In this video Trygg filmed Ajne skating on 45-millimeter-thick ice on Lissma Kvarnsjö, a lake outside Stockholm, Sweden.

They look like athletes, but what is required to thin-ice skating is a scientific brain.

Engineers, mapmakers, and mathematicians, they are the kind of people who can handle this particular challenge.

Skating on black ice of about 3.5 centimeters involves a lot of preparation, math calculations, checking the atmospheric conditions, looking at satellite images and the smoothness of the surface.

But what is really catchy is the alien sound that the black ice produces.

The two skaters explain this effect to the National Geographic magazine:

“In the video, the sounds are created by me (Ajne) skating on it. There is a distinctive sonorous tone and the noise from cracks striking.

Black ice doesn’t expand and contract because it’s kept warm by the underlying water, even when it’s cold out. Isothermal would be the technical word for it—in a narrow temperature range.

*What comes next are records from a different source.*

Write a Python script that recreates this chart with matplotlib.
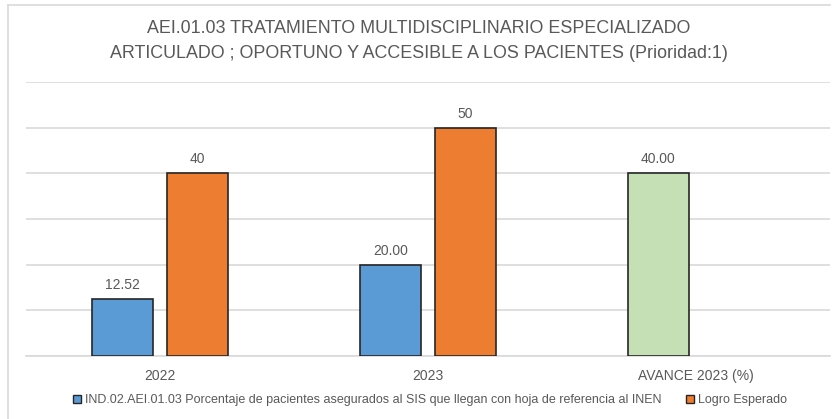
import numpy as np
import matplotlib.pyplot as plt
from matplotlib.lines import Line2D
from matplotlib.patches import Patch

# data
categories = ['2022', '2023', 'AVANCE 2023 (%)']
indicador = [12.52, 20.00, 40.00]
indicador_labels = ['12.52', '20.00', '40.00']
logro = [40, 50, None]
logro_labels = ['40', '50', '']

serie1_name = 'IND.02.AEI.01.03 Porcentaje de pacientes asegurados al SIS que llegan con hoja de referencia al INEN'
serie2_name = 'Logro Esperado'
title = ('AEI.01.03 TRATAMIENTO MULTIDISCIPLINARIO ESPECIALIZADO\n'
         'ARTICULADO ; OPORTUNO Y ACCESIBLE A LOS PACIENTES (Prioridad:1)')

plt.rcParams['font.family'] = ['Liberation Sans', 'DejaVu Sans']

blue = '#5b9bd5'
orange = '#ed7d31'
green = '#c5e0b4'
grey_txt = '#595959'

fig = plt.figure(figsize=(8.37, 4.19), dpi=100)
ax = fig.add_axes([26/837, 1 - 356/419, 804/837, 274/419])

x = np.arange(len(categories))
w = 0.227
off = 0.14

cols1 = [blue, blue, green]
b1 = ax.bar(x - off, indicador, w, color=cols1, edgecolor='#262626', linewidth=1.2, zorder=3)
x2 = [xi + off for xi, v in zip(x, logro) if v is not None]
v2 = [v for v in logro if v is not None]
b2 = ax.bar(x2, v2, w, color=orange, edgecolor='#262626', linewidth=1.2, zorder=3)

for rect, lab in zip(b1, indicador_labels):
    ax.annotate(lab, (rect.get_x() + rect.get_width()/2, rect.get_height()),
                xytext=(0, 5), textcoords='offset points', ha='center', va='bottom',
                fontsize=10, color=grey_txt)
for rect, lab in zip(b2, logro_labels):
    ax.annotate(lab, (rect.get_x() + rect.get_width()/2, rect.get_height()),
                xytext=(0, 5), textcoords='offset points', ha='center', va='bottom',
                fontsize=10, color=grey_txt)

ax.set_xlim(-0.5, 2.5)
ax.set_ylim(0, 60)
ax.set_yticks(np.arange(0, 61, 10))
ax.yaxis.grid(True, color='#d9d9d9', linewidth=1.2, zorder=0)
ax.tick_params(axis='y', left=False, labelleft=False)
ax.set_xticks(x)
ax.set_xticklabels(categories, fontsize=10, color=grey_txt)
ax.tick_params(axis='x', length=0, pad=9)
for s in ['top', 'right', 'left']:
    ax.spines[s].set_visible(False)
ax.spines['bottom'].set_color('#d9d9d9')
ax.spines['bottom'].set_linewidth(1.2)

fig.text(0.5, 1 - 41/419, title, ha='center', va='center', fontsize=12.9,
         color=grey_txt, linespacing=1.55)

handles = [Patch(facecolor=blue, edgecolor='#262626'),
           Patch(facecolor=orange, edgecolor='#262626')]
fig.legend(handles, [serie1_name, serie2_name], loc='center',
           bbox_to_anchor=(430/837, 1 - 400/419), ncol=2, frameon=False,
           fontsize=9, handlelength=0.6, handleheight=0.6, handletextpad=0.3,
           columnspacing=2.0, labelcolor=grey_txt)

# outer chart border (top and left visible)
fig.add_artist(Line2D([8/837, 8/837], [0, 1 - 5/419], transform=fig.transFigure,
                      color='#d9d9d9', linewidth=1.2))
fig.add_artist(Line2D([8/837, 830/837], [1 - 5/419, 1 - 5/419], transform=fig.transFigure,
                      color='#d9d9d9', linewidth=1.2))

fig.savefig('out.png', dpi=100)
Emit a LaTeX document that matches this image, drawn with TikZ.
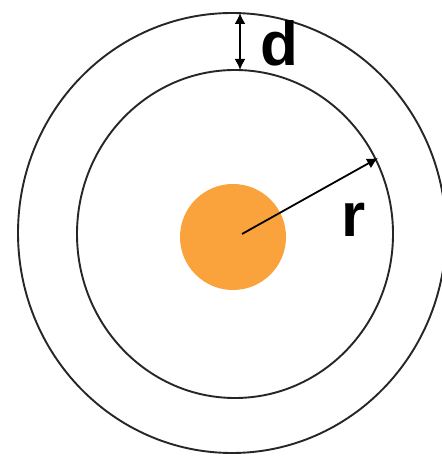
\documentclass[tikz,border=0pt]{standalone}
\usepackage{fontspec}
\setmainfont{Liberation Sans}
\usetikzlibrary{arrows.meta}
\definecolor{sunorange}{RGB}{250,162,60}
\tikzset{tipshape/.tip={Latex[length=11pt,width=11pt]}}
\begin{document}
\begin{tikzpicture}[x=1pt,y=1pt,
  ring/.style={draw=black!85,line width=1.9pt},
  measure/.style={draw=black,line width=1.8pt,-tipshape},
  lbl/.style={font=\bfseries\fontsize{62}{70}\selectfont,inner sep=0pt}]
\useasboundingbox (0,0) rectangle (441,457);
\fill[white] (0,0) rectangle (441,457);
% outer and inner rings
\draw[ring] (232,224) ellipse [x radius=214, y radius=220];
\draw[ring] (235,223) ellipse [x radius=158, y radius=164];
% central body
\fill[sunorange] (233,220) circle (53);
% coordinates
\coordinate (c) at (242,223);
\coordinate (rtip) at (378,299);
\coordinate (dtop) at (240,444);
\coordinate (dbot) at (240,387);
\draw[measure] (c) -- (rtip);
\draw[measure,tipshape-tipshape] (dbot) -- (dtop);
\node[lbl,anchor=base] (dlabel) at (279.5,391) {d};
\node[lbl,anchor=base] (rlabel) at (354,220) {r};
\end{tikzpicture}
\end{document}
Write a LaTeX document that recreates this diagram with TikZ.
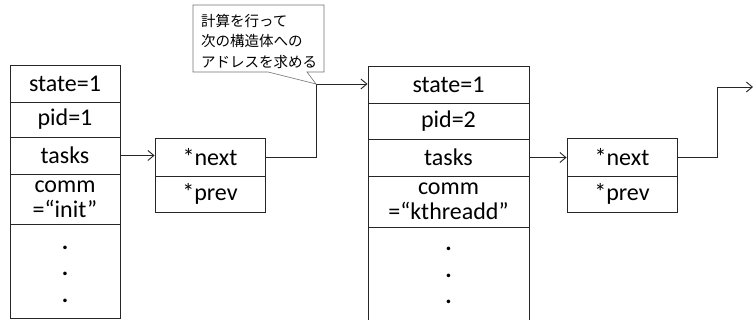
\documentclass[tikz,border=0pt]{standalone}
\usepackage{fontspec}
\setmainfont{Carlito}
\newfontfamily\jpfont{Noto Sans CJK JP}
\usetikzlibrary{arrows.meta}
\begin{document}
\begin{tikzpicture}[x=1pt,y=-1pt,
  cell/.style={draw=black!85,line width=0.9pt,rectangle,inner sep=0pt,
    font=\fontsize{24}{25}\selectfont,align=center},
  dots/.style={inner sep=0pt,align=center,font=\bfseries\fontsize{24}{26.5}\selectfont},
  link/.style={draw=black!85,line width=0.9pt,-{Straight Barb[length=6pt,width=10pt]}},
  callout/.style={draw=black!55,line width=0.6pt,fill=white}]
\useasboundingbox (0,0) rectangle (753,320);
% structure 1
\node[cell,minimum width=110pt,minimum height=37pt] (s1state) at (65,83.5) {state=1};
\node[cell,minimum width=110pt,minimum height=35pt] (s1pid) at (65,119.5) {pid=1};
\node[cell,minimum width=110pt,minimum height=37pt] (s1tasks) at (65,155.5) {tasks};
\node[cell,minimum width=110pt,minimum height=50pt] (s1comm) at (65,199) {comm\\=“init”};
\node[cell,minimum width=110pt,minimum height=94pt] (s1rest) at (65,271) {};
\node[dots] (s1dots) at (65,274) {.\\.\\.};
% list_head 1
\node[cell,minimum width=110pt,minimum height=38pt] (n1) at (210,157) {*next};
\node[cell,minimum width=110pt,minimum height=36pt] (p1) at (210,194) {*prev};
% structure 2
\node[cell,minimum width=161pt,minimum height=37pt] (s2state) at (448.5,84.5) {state=1};
\node[cell,minimum width=161pt,minimum height=36pt] (s2pid) at (448.5,121) {pid=2};
\node[cell,minimum width=161pt,minimum height=37pt] (s2tasks) at (448.5,157.5) {tasks};
\node[cell,minimum width=161pt,minimum height=51pt] (s2comm) at (448.5,201.5) {comm\\=“kthreadd”};
\node[cell,minimum width=161pt,minimum height=100pt] (s2rest) at (448.5,277) {};
\node[dots] (s2dots) at (448.5,275.5) {.\\.\\.};
% list_head 2
\node[cell,minimum width=110pt,minimum height=38pt] (n2) at (622,157) {*next};
\node[cell,minimum width=110pt,minimum height=36pt] (p2) at (622,194) {*prev};
% connectors
\coordinate (c1) at (316,84);
\coordinate (c2) at (717,87);
\coordinate (e2) at (753,87);
\draw[link] (s1tasks.east) -- (s1tasks.east -| n1.west);
\draw[link] (s2tasks.east) -- (s2tasks.east -| n2.west);
\draw[link] (n1.east) -| (c1) -- (c1 -| s2state.west);
\draw[link] (n2.east) -| (c2) -- (e2);
% callout
\draw[callout] (193,5) -- (324,5) -- (324,72) -- (307,72) -- (c1) -- (268,72) -- (193,72) -- cycle;
\node[anchor=west,align=left,inner sep=0pt,font=\jpfont\fontsize{14.5}{20.5}\selectfont] (note) at (201,41) {計算を行って\\次の構造体への\\アドレスを求める};
\end{tikzpicture}
\end{document}
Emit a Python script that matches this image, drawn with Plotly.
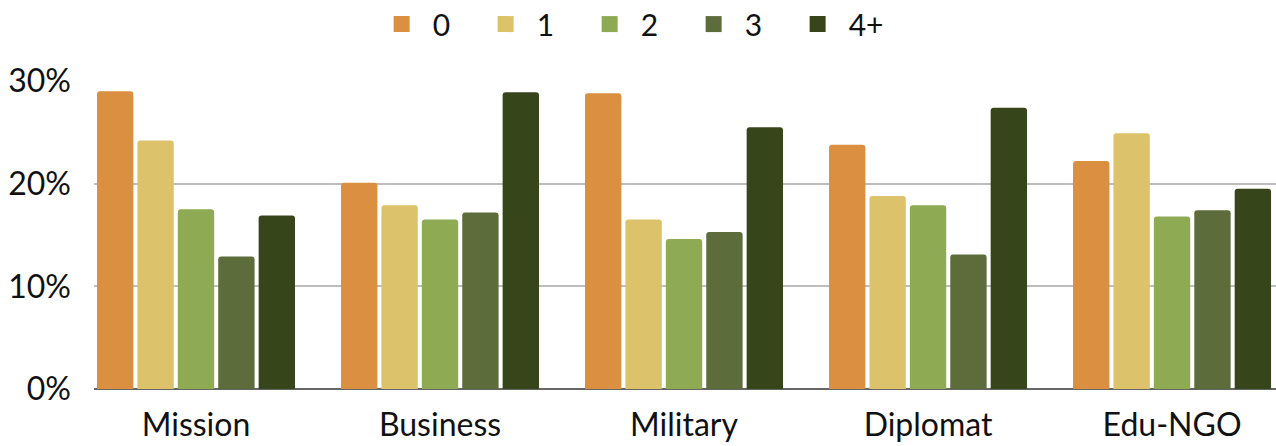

The sonorous tone is the song of black ice, best heard (and recorded) from a short distance. The layman explanation would be that the tone is inversely related to the thickness of the ice.

The thinner the ice, the higher the tone.

Intriguingly, the ice is about to collapse at high C, the supposedly highest note of a soprano opera singer, for example in Puccini’s Turandot.”